How long have you been studying Arabic? What is your current level?
I first started learning Arabic during my undergraduate studies. I wanted to take a module in modern Palestinian literature, so I enrolled in Arabic evening classes. I then received a grant to travel to Jordan for an immersive Arabic programme. This was my first time in the Middle East and it consolidated my interest in the region’s language and culture. By the end of my undergraduate degree, I knew that I wanted to improve my Arabic and continue studying Middle Eastern literature. The intensive Arabic language programme at Edinburgh offered the perfect way to develop my language skills alongside other studies. After graduating, I returned to Jordan to keep working on my language skills and collect texts in preparation for my PhD.
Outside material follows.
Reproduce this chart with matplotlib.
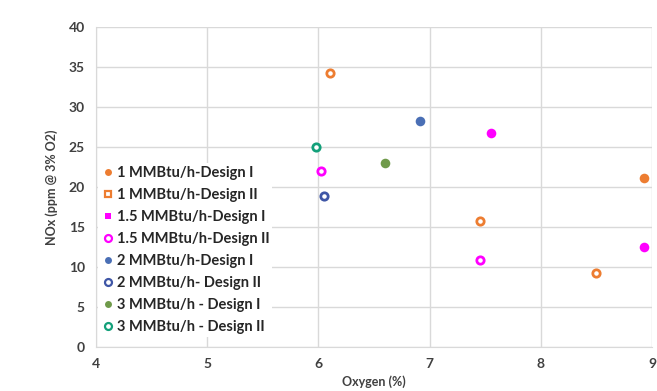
import matplotlib
matplotlib.use("Agg")
import matplotlib.pyplot as plt
from matplotlib.lines import Line2D

plt.rcParams['font.family'] = ['Lato', 'DejaVu Sans']

labels = ["1 MMBtu/h-Design I", "1 MMBtu/h-Design II", "1.5 MMBtu/h-Design I",
          "1.5 MMBtu/h-Design II", "2 MMBtu/h-Design I", "2 MMBtu/h- Design II",
          "3 MMBtu/h - Design I", "3 MMBtu/h - Design II"]
x_vals = [[8.93], [6.1, 7.45, 8.5], [7.55, 8.93], [6.02, 7.45], [6.91], [6.05], [6.6], [5.98]]
y_vals = [[21.1], [34.3, 15.8, 9.2], [26.8, 12.5], [22.0, 10.9], [28.3], [18.9], [23.0], [25.0]]
colors = ["#ED7D31", "#ED7D31", "#FF00FF", "#FF00FF", "#4A6FB5", "#3F56A6", "#6F9A4A", "#13A07A"]
filled = [True, False, True, False, True, False, True, False]
legend_markers = ["o", "s", "s", "o", "o", "o", "o", "o"]

fig = plt.figure(figsize=(6.57, 3.91), dpi=100)
ax = fig.add_axes([96/657, 44/391, 556/657, 320/391])

for xs, ys, c, f in zip(x_vals, y_vals, colors, filled):
    if f:
        ax.scatter(xs, ys, s=48, color=c, marker="o", zorder=3, linewidths=0)
    else:
        ax.scatter(xs, ys, s=28, facecolor="white", edgecolor=c, marker="o",
                   linewidths=2.0, zorder=3)

ax.set_xlim(4, 9)
ax.set_ylim(0, 40)
ax.set_xticks([4, 5, 6, 7, 8, 9])
ax.set_yticks(range(0, 41, 5))
ax.grid(True, color="#D9D9D9", linewidth=1)
ax.set_axisbelow(True)
for s in ax.spines.values():
    s.set_visible(False)
ax.spines['left'].set_visible(True)
ax.spines['left'].set_color("#D9D9D9")
ax.spines['bottom'].set_visible(True)
ax.spines['bottom'].set_color("#D9D9D9")
ax.tick_params(length=0, labelsize=10, labelcolor="#404040", pad=8)
for t in ax.get_xticklabels() + ax.get_yticklabels():
    t.set_fontweight("bold")
ax.set_xlabel("Oxygen (%)", fontsize=9, fontweight="bold", color="#404040", labelpad=4)
ax.set_ylabel("NOx (ppm @ 3% O2)", fontsize=9, fontweight="bold", color="#404040", labelpad=8)

handles = []
for c, f, m in zip(colors, filled, legend_markers):
    if f:
        handles.append(Line2D([], [], linestyle="none", marker=m, markersize=5,
                              markerfacecolor=c, markeredgecolor=c, markeredgewidth=0))
    else:
        handles.append(Line2D([], [], linestyle="none", marker=m, markersize=5,
                              markerfacecolor="white", markeredgecolor=c, markeredgewidth=1.6))

leg = ax.legend(handles, labels, loc="lower left", bbox_to_anchor=(-0.01, 0.008), frameon=True,
                framealpha=1, edgecolor="none", facecolor="white",
                prop={"size": 10.5, "weight": "bold"}, handletextpad=0.1,
                labelspacing=0.55, borderpad=0.2, handlelength=1.0)
for t in leg.get_texts():
    t.set_color("#262626")

fig.savefig("out.png", dpi=100)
What made you decide to study the Arabic language and culture? What & who inspired you? What were your motivations?
I started studying Arabic because I wanted to be able to engage with Middle Eastern literature in its original language. My teachers at undergraduate and postgraduate level have always been sources of inspiration. The other students on the Arab World Studies programme were also a huge support. It is an unusual programme in that students come to it from a wide range of backgrounds – in my cohort we had people coming from international relations, ancient history and journalism studies. This led to an intellectually diverse and stimulating community as everyone had different motivations pushing them towards the shared goal of learning Arabic.
Have you had any ups and downs while learning Arabic?
You need stamina when learning any language, but especially Arabic. The highlight of my studies was the time I spent in Palestine, studying at Bir Zeit University, as part of my MSc. Using Arabic outside the classroom was a challenge, but also a real joy and I made some very close friends who I am still in touch with today. Unfortunately, we ended up having to leave early due to political circumstances, and this was a sharp reminder of how difficult life can be in the region.
What careers are you planning to pursue (or have embarked on) using your Arabic language skills?
While conducting my doctoral research I am also teaching modern Arabic literature. I hope to continue pursuing my academic interests, helping to foster awareness and discussion of Arabic literature through further research and teaching.
What does it take to become an excellent student of Arabic? What recommendations would you give to anyone interested in learning Arabic?
I strongly believe that anyone can learn a language – it just takes patience and perseverance. My advice for any student of Arabic is: when feeling frustrated by having to memorise new vocab or grammar rules, remember your reasons for wanting to learn the language and the real-world skills those hours of studying will translate into. Also, stay well-stocked up with plenty of paper for vocab cards!